During my forties, I made an appointment with a dermatologist in order to rid my face of dark spots caused by too much sun exposure on the golf course. At the doctor's office, I pointed out these unsightly spots I wanted removed. He whipped out his aluminum nitrogen bottle, told me to hold still, and begin to blast each one. When he finished my face, he moved on to my neck. Zap! Zap, zap, zap! Before I could utter a sound, he began on my forearms and the backs of my hands.
Within ten minutes, I had burn spots covering all exposed skin. I said, "I only wanted my face done." His reply: "But I like perfection."
Decades later—just a few, mind you—all my exposed skin is still free of those spots. It's not exactly perfection, but I like it.
This soliloquy is to describe "The Perfect Blog," a sequel to "The Perfect Excerpt" I wrote for "1st Turning Point."

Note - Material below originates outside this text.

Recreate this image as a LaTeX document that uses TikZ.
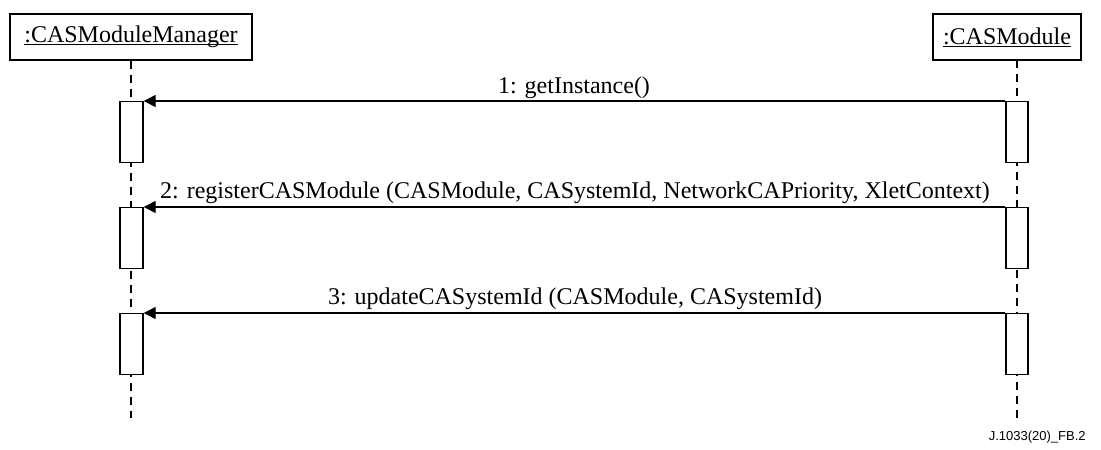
\documentclass[tikz,border=0pt]{standalone}
\usepackage{fontspec}
\setmainfont{Liberation Serif}
\newfontfamily\labelsans{Liberation Sans}
\usetikzlibrary{arrows.meta}
% object names underlined close to the baseline
\newcommand\objname[1]{\setbox0\hbox{#1}\rlap{\rule[-1.3pt]{\wd0}{0.5pt}}\box0}
\tikzset{
  obj/.style={draw, line width=0.7pt, minimum height=23pt, inner sep=0pt, font=\fontsize{12}{14}\selectfont},
  life/.style={line width=0.7pt, dash pattern=on 4pt off 3pt},
  act/.style={draw, fill=white, line width=0.7pt, minimum height=30.5pt, inner sep=0pt, anchor=north},
  msg/.style={line width=0.7pt, -{Triangle[length=6pt,width=6pt]}},
  msglabel/.style={font=\fontsize{12}{14}\selectfont, inner sep=0pt, anchor=base}
}
\begin{document}
\begin{tikzpicture}[x=0.5pt, y=-0.5pt]
\useasboundingbox (0,0) rectangle (1101,449);
% objects
\node[obj, minimum width=121pt] (mgr) at (131,37) {\objname{:CASModuleManager}};
\node[obj, minimum width=74pt] (mod) at (1007,37) {\objname{:CASModule}};
% lifelines
\coordinate (mgrEnd) at (131,418);
\coordinate (modTop) at (1017,60);
\coordinate (modEnd) at (1017,418);
\draw[life] (mgr.south -| mgrEnd) -- (mgrEnd);
\draw[life] (modTop) -- (modEnd);
% activations
\node[act, minimum width=11.5pt] (a1) at (131.5,101) {};
\node[act, minimum width=11pt] (b1) at (1017,101) {};
\node[act, minimum width=11.5pt] (a2) at (131.5,207) {};
\node[act, minimum width=11pt] (b2) at (1017,207) {};
\node[act, minimum width=11.5pt] (a3) at (131.5,313) {};
\node[act, minimum width=11pt] (b3) at (1017,313) {};
% messages
\draw[msg] (b1.north west) -- (a1.north east);
\draw[msg] (b2.north west) -- (a2.north east);
\draw[msg] (b3.north west) -- (a3.north east);
\node[msglabel] (l1) at (574,93) {1: getInstance()};
\node[msglabel] (l2) at (575,198) {2: registerCASModule (CASModule, CASystemId, NetworkCAPriority, XletContext)};
\node[msglabel] (l3) at (575,304) {3: updateCASystemId (CASModule, CASystemId)};
% figure tag
\node[anchor=base east, inner sep=0pt, font=\labelsans\fontsize{6.5}{8}\selectfont] (tag) at (1086,440) {J.1033(20)\_FB.2};
\end{tikzpicture}
\end{document}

A blog may be very good, but none is perfect. The opinion is all in the eye of the beholder. Each one is unique, and if it's a good one, it showcases the author. In other words, a good blog really is about The Author and Personality. Since authors are the best source of material, I asked several to describe the parts of a blog they liked, and parts that did not seem to fit. Here's a summary of their excellent points.
1. Cater to your audience. If you write fiction, then write to your readers, even if many are writers, too. Readers generally enjoy personal posts, and since you are a writer, be creative! Use photos from your recent vacation; recipes connected to your book or to your region; tales about your dog; tales about your cat; an anecdote about your childhood; an anecdote about an unusual experience; the worst manuscript you ever wrote. Entertain your audience.
2. Don't do too many writer-based posts, because most of your audience doesn't care about POV, Show-Don't Tell, or Grammar Errors.
3. However, if you are an editor or publisher, write posts that teach or can launch a discussion.
4. Find a balance that fits you and your audience. (Too often vs. Just right?)
5. Try not to make any post too long. Trust me—you will lose your audience.
6. If you use photos, make sure they are good quality.
7. Reply to each comment. Many readers return to see what you said about her comment.
8. Forget that you are not the Center of the Universe. Yes, the blog is about you…but somehow learn to make your readers feel important and wanted.
9. Have an easy sign-in to comment. If a reader must go through too many hoops, they'll turn away. (If you get a bad comment, you can always use that little Trash Can and delete it.)
10. Keep your entire blog page clean. Too many items on both sides of the text is distracting and sometimes annoying. Find a pleasing visual balance. Ask a few friends to critique the appearance.
11. Create a tagline that describes you and your books. I changed mine several times until a reader suggested that I should keep my blog "all Texas." I try, and my tagline became: "Celia Yeary…Romance, and little bit of Texas."